- Stated goal
Starting with the first line below, extract each line through the one that contains "years = np.arange(1949, 2023)", inclusive, excluding pictures.
==*==
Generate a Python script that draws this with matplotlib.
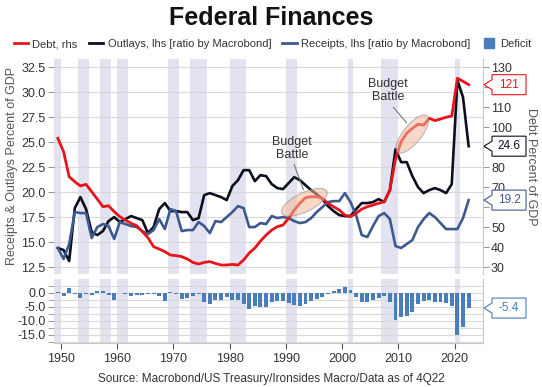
import numpy as np
import matplotlib
matplotlib.use("Agg")
import matplotlib.pyplot as plt
import matplotlib.transforms as mtransforms
from matplotlib.patches import Ellipse, Polygon
from matplotlib.lines import Line2D

plt.rcParams['font.family'] = ['Liberation Sans', 'DejaVu Sans']

# datos anuales 1949-2022
years = np.arange(1949, 2023)

outlays = [14.4, 14.2, 13.1, 18.4, 19.5, 18.3, 16.0, 15.7, 16.1, 17.1,
           17.5, 17.0, 17.3, 17.6, 17.4, 17.2, 15.9, 16.5, 18.3, 18.9,
           18.1, 18.1, 18.0, 18.0, 17.2, 17.4, 19.7, 19.9, 19.7, 19.5,
           19.2, 20.6, 21.2, 22.2, 22.2, 21.1, 21.7, 21.6, 20.8, 20.4,
           20.3, 20.9, 21.5, 21.2, 20.7, 20.2, 19.8, 19.3, 18.6, 18.1,
           17.7, 17.6, 17.6, 18.3, 18.9, 18.9, 19.0, 19.3, 19.0, 20.2,
           24.3, 23.0, 23.0, 21.6, 20.5, 19.9, 20.2, 20.4, 20.2, 19.9,
           20.8, 31.2, 29.5, 24.6]

receipts = [14.4, 13.3, 14.8, 18.0, 17.9, 17.9, 15.4, 16.5, 16.8, 16.6,
            15.3, 17.0, 16.8, 16.6, 16.5, 16.1, 15.8, 16.2, 17.3, 16.3,
            18.3, 18.1, 16.1, 16.2, 16.2, 17.0, 16.6, 15.9, 17.1, 17.0,
            17.5, 18.0, 18.6, 18.4, 16.5, 16.5, 16.9, 16.8, 17.6, 17.4,
            17.5, 17.4, 17.1, 16.9, 17.0, 17.4, 18.0, 18.5, 19.0, 19.1,
            19.1, 19.9, 19.0, 17.7, 15.7, 15.5, 16.6, 17.6, 17.9, 17.3,
            14.6, 14.4, 14.8, 15.2, 16.5, 17.3, 17.9, 17.5, 16.9, 16.3,
            16.3, 16.3, 17.4, 19.2]

debt = [94.4, 87.8, 75.2, 72.7, 70.6, 71.4, 67.7, 64.0, 60.2, 60.7,
        57.7, 55.2, 53.5, 51.9, 50.7, 47.7, 44.7, 40.2, 39.0, 37.7,
        36.0, 35.7, 35.2, 34.0, 32.3, 31.5, 32.3, 32.7, 31.8, 31.0,
        31.0, 31.3, 31.0, 33.5, 37.0, 39.5, 43.0, 46.0, 48.5, 50.2,
        51.0, 54.4, 58.5, 61.9, 64.7, 65.2, 65.2, 64.4, 61.9, 60.2,
        58.5, 56.0, 55.2, 56.9, 59.0, 60.2, 61.0, 61.9, 62.7, 68.6,
        84.0, 92.8, 97.0, 99.4, 101.5, 101.1, 104.5, 103.3, 104.1, 105.0,
        105.6, 124.5, 123.0, 121.3]

deficit = [0.2, -1.1, 1.8, -0.4, -1.7, -0.3, -0.7, 0.8, 0.7, -0.6,
           -2.5, 0.1, -0.5, -1.2, -0.8, -0.8, -0.2, -0.5, -1.0, -2.8,
           0.3, -0.3, -2.0, -1.9, -1.1, -0.4, -3.3, -4.0, -2.6, -2.6,
           -1.6, -2.6, -2.5, -3.9, -5.8, -4.7, -5.0, -4.9, -3.1, -3.0,
           -2.7, -3.7, -4.4, -4.5, -3.8, -2.8, -2.2, -1.3, -0.3, 0.8,
           1.3, 2.3, 1.2, -1.5, -3.3, -3.4, -2.5, -1.8, -1.1, -3.1,
           -9.8, -8.6, -8.3, -6.7, -4.0, -2.8, -2.4, -3.1, -3.4, -3.7,
           -4.6, -14.9, -12.1, -5.4]

# recesiones (inicio, fin)
recession_start = [1948, 1953, 1957, 1960, 1969, 1973, 1980, 1990, 2001, 2007, 2020]
recession_end = [1950, 1955, 1959, 1962, 1971, 1976, 1983, 1992, 2002, 2010, 2021]

# marcas del eje derecho que quedan tapadas por las etiquetas
debt_ticks = [30, 40, 50, 60, 70, 80, 90, 100, 110, 120, 130]
debt_tick_labels = ["30", "40", "50", "", "70", "80", "", "100", "110", "", "130"]

RED = "#e8141b"
BLACK = "#0b0f1e"
BLUE = "#3d5a8e"
BAR = "#4a7dbb"
SHADE = "#e2e2f0"
GRID = "#d9d9d9"
TXT = "#333333"

x = years + 0.5
xlim = (1948.8, 2025.0)

fig = plt.figure(figsize=(5.42, 3.87), dpi=100)
ax = fig.add_axes([0.0996, 0.292, 0.7910, 0.5555])
ax2 = fig.add_axes([0.0996, 0.1137, 0.7910, 0.1653])
ax_r = ax.twinx()

for a in (ax, ax2):
    for s, e in zip(recession_start, recession_end):
        a.axvspan(s, e, color=SHADE, lw=0, zorder=0)
    a.set_xlim(*xlim)

# panel superior
left_lim = (11.8, 33.33)
ax.set_ylim(*left_lim)
ax_r.set_ylim(30 + (left_lim[0] - 12.5) * 5, 30 + (left_lim[1] - 12.5) * 5)

ax.set_yticks(np.arange(12.5, 33, 2.5))
ax.yaxis.set_major_formatter(matplotlib.ticker.FormatStrFormatter("%.1f"))
ax.grid(axis="y", color=GRID, lw=0.8, zorder=1)
ax.set_axisbelow(True)
ax.set_xticks([])
ax_r.set_yticks(debt_ticks)
ax_r.set_yticklabels(debt_tick_labels)

ax.plot(x, outlays, color=BLACK, lw=1.9, zorder=3)
ax.plot(x, receipts, color=BLUE, lw=1.9, zorder=3)
ax_r.plot(x, debt, color=RED, lw=2.0, zorder=3)

for a in (ax, ax_r):
    for sp in ("top", "bottom", "left"):
        a.spines[sp].set_visible(False)
    a.spines["right"].set_color("#c8c8c8")
ax.spines["right"].set_visible(False)

ax.tick_params(axis="y", length=4, color="#999999", labelsize=9, labelcolor=TXT, pad=2)
ax_r.tick_params(axis="y", length=4, color="#999999", labelsize=9, labelcolor=TXT, pad=2)

# panel inferior
ax2.bar(x, deficit, width=0.7, color=BAR, zorder=3)
ax2.set_ylim(-17.9, 5.0)
ax2.set_yticks([0, -5, -10, -15])
ax2.set_yticks(np.arange(-17.5, 5, 2.5), minor=True)
ax2.yaxis.set_major_formatter(matplotlib.ticker.FormatStrFormatter("%.1f"))
ax2.grid(axis="y", which="both", color=GRID, lw=0.8, zorder=1)
ax2.set_axisbelow(True)
ax2.set_xticks(np.arange(1950, 2021, 10))
for sp in ("top", "left"):
    ax2.spines[sp].set_visible(False)
ax2.spines["bottom"].set_color("#c8c8c8")
ax2.spines["right"].set_color("#c8c8c8")
ax2.tick_params(axis="y", which="both", length=4, color="#999999", labelsize=9,
                labelcolor=TXT, pad=2)
ax2.tick_params(axis="x", length=4, color="#555555", labelsize=9, labelcolor=TXT, pad=3)

# "Budget Battle"
def elipse(cx, cy, w, h, ang):
    tr = fig.dpi_scale_trans + mtransforms.ScaledTranslation(cx, cy, ax.transData)
    e = Ellipse((0, 0), w, h, angle=ang, transform=tr, facecolor="#f2b89a",
                alpha=0.55, edgecolor="#8a8a8a", lw=0.8, zorder=5)
    ax_r.add_artist(e)

elipse(1993.3, 18.98, 0.50, 0.19, 26)
elipse(2012.5, 25.82, 0.47, 0.18, 51)

ax.annotate("", xy=(1993.3, 19.98), xytext=(1991.3, 23.05),
            arrowprops=dict(arrowstyle="-", color="#777777", lw=0.8))
ax.annotate("", xy=(2011.8, 26.72), xytext=(2008.8, 28.72),
            arrowprops=dict(arrowstyle="-", color="#777777", lw=0.8))
ax.text(1991.05, 24.4, "Budget\nBattle", ha="center", va="center", fontsize=9,
        color=TXT, linespacing=1.15)
ax.text(2008.2, 30.2, "Budget\nBattle", ha="center", va="center", fontsize=9,
        color=TXT, linespacing=1.15)

# etiquetas de último valor
def etiqueta(a, y, texto, color):
    blend = mtransforms.blended_transform_factory(fig.transFigure, a.transData)
    tr = fig.dpi_scale_trans + mtransforms.ScaledTranslation(0.893, y, blend)
    pts = [(0, 0), (0.08, 0.05), (0.08, 0.10), (0.42, 0.10), (0.42, -0.10),
           (0.08, -0.10), (0.08, -0.05)]
    fig.add_artist(Polygon(pts, closed=True, transform=tr, facecolor="white",
                           edgecolor=color, lw=0.8))
    fig.text(0.25, 0, texto, transform=tr, ha="center", va="center",
             fontsize=8.5, color=color)

etiqueta(ax_r, debt[-1], f"{debt[-1]:.0f}", RED)
etiqueta(ax, outlays[-1], f"{outlays[-1]:.1f}", BLACK)
etiqueta(ax, receipts[-1], f"{receipts[-1]:.1f}", BLUE)
etiqueta(ax2, deficit[-1], f"{deficit[-1]:.1f}", BAR)

# textos
fig.text(0.5, 0.953, "Federal Finances", ha="center", va="center", fontsize=18,
         fontweight="bold", color="#111111")
fig.text(0.022, 0.57, "Receipts & Outlays Percent of GDP", rotation=90,
         ha="center", va="center", fontsize=9, color="#555555")
fig.text(0.98, 0.57, "Debt Percent of GDP", rotation=270,
         ha="center", va="center", fontsize=9, color="#555555")
fig.text(0.5, 0.02, "Source: Macrobond/US Treasury/Ironsides Macro/Data as of 4Q22",
         ha="center", va="center", fontsize=8.5, color=TXT)

handles = [Line2D([], [], color=RED, lw=2),
           Line2D([], [], color=BLACK, lw=2),
           Line2D([], [], color=BLUE, lw=2),
           Line2D([], [], color=BAR, marker="s", linestyle="None", markersize=7)]
labels = ["Debt, rhs", "Outlays, lhs [ratio by Macrobond]",
          "Receipts, lhs [ratio by Macrobond]", "Deficit"]
fig.legend(handles, labels, loc="center", bbox_to_anchor=(0.503, 0.886), ncol=4,
           frameon=False, fontsize=8, handlelength=1.3, handletextpad=0.4,
           columnspacing=1.0, borderpad=0, labelcolor=TXT)

fig.savefig("out.png", dpi=100)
==*==
- Final answer
Generate a Python script that draws this with matplotlib.
import numpy as np
import matplotlib
matplotlib.use("Agg")
import matplotlib.pyplot as plt
import matplotlib.transforms as mtransforms
from matplotlib.patches import Ellipse, Polygon
from matplotlib.lines import Line2D

plt.rcParams['font.family'] = ['Liberation Sans', 'DejaVu Sans']

# datos anuales 1949-2022
years = np.arange(1949, 2023)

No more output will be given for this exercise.